MATERIAL PROVIDED:
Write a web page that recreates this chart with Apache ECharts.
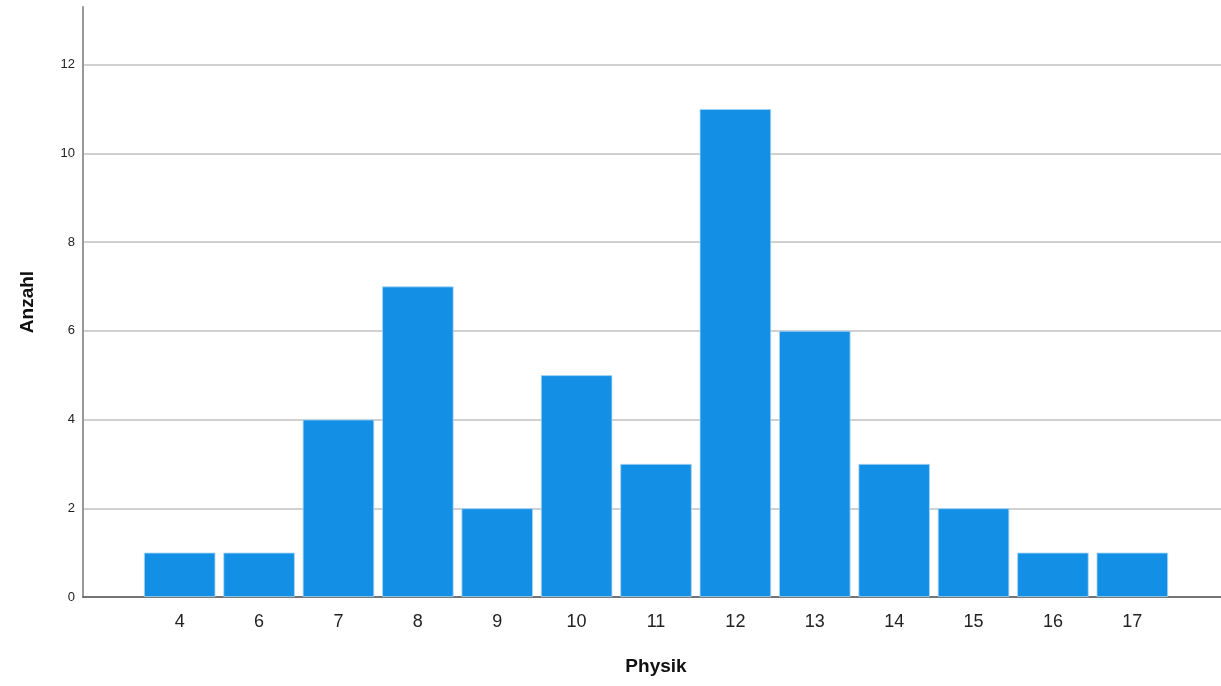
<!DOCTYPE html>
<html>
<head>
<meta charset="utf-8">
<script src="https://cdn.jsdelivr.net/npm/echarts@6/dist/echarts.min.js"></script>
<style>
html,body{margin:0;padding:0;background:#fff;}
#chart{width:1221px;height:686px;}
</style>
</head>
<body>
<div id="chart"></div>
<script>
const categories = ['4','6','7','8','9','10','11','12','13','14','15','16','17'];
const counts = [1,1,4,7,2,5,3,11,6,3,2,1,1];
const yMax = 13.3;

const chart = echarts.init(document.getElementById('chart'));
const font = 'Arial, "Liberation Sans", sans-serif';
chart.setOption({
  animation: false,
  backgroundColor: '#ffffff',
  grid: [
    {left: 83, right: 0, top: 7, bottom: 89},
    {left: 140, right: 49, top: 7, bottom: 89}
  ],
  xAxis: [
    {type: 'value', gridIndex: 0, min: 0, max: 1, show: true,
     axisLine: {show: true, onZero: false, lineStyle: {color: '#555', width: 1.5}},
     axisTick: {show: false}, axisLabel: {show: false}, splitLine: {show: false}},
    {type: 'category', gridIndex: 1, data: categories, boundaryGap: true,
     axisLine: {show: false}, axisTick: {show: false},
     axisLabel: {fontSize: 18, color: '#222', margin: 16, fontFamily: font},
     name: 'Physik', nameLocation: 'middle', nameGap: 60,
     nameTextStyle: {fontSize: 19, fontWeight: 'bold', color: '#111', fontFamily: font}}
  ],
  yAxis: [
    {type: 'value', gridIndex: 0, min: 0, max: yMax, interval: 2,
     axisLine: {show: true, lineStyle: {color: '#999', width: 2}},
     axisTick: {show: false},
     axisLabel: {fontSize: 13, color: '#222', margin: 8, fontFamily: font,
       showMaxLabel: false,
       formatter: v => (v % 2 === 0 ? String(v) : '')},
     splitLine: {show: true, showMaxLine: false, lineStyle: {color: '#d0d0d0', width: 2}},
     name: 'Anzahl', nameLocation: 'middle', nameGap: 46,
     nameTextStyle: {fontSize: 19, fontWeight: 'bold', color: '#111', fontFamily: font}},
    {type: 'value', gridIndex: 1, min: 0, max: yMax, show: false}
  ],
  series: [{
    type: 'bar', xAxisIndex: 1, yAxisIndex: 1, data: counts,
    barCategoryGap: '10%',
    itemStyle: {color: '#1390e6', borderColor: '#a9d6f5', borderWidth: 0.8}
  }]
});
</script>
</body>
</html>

THE PROBLEM:
Repeat the listing above up to and including the line with "const yMax = 13.3;", starting from its first line. Drop any pictures.

SOLUTION FOR THIS EXERCISE:
Write a web page that recreates this chart with Apache ECharts.
<!DOCTYPE html>
<html>
<head>
<meta charset="utf-8">
<script src="https://cdn.jsdelivr.net/npm/echarts@6/dist/echarts.min.js"></script>
<style>
html,body{margin:0;padding:0;background:#fff;}
#chart{width:1221px;height:686px;}
</style>
</head>
<body>
<div id="chart"></div>
<script>
const categories = ['4','6','7','8','9','10','11','12','13','14','15','16','17'];
const counts = [1,1,4,7,2,5,3,11,6,3,2,1,1];
const yMax = 13.3;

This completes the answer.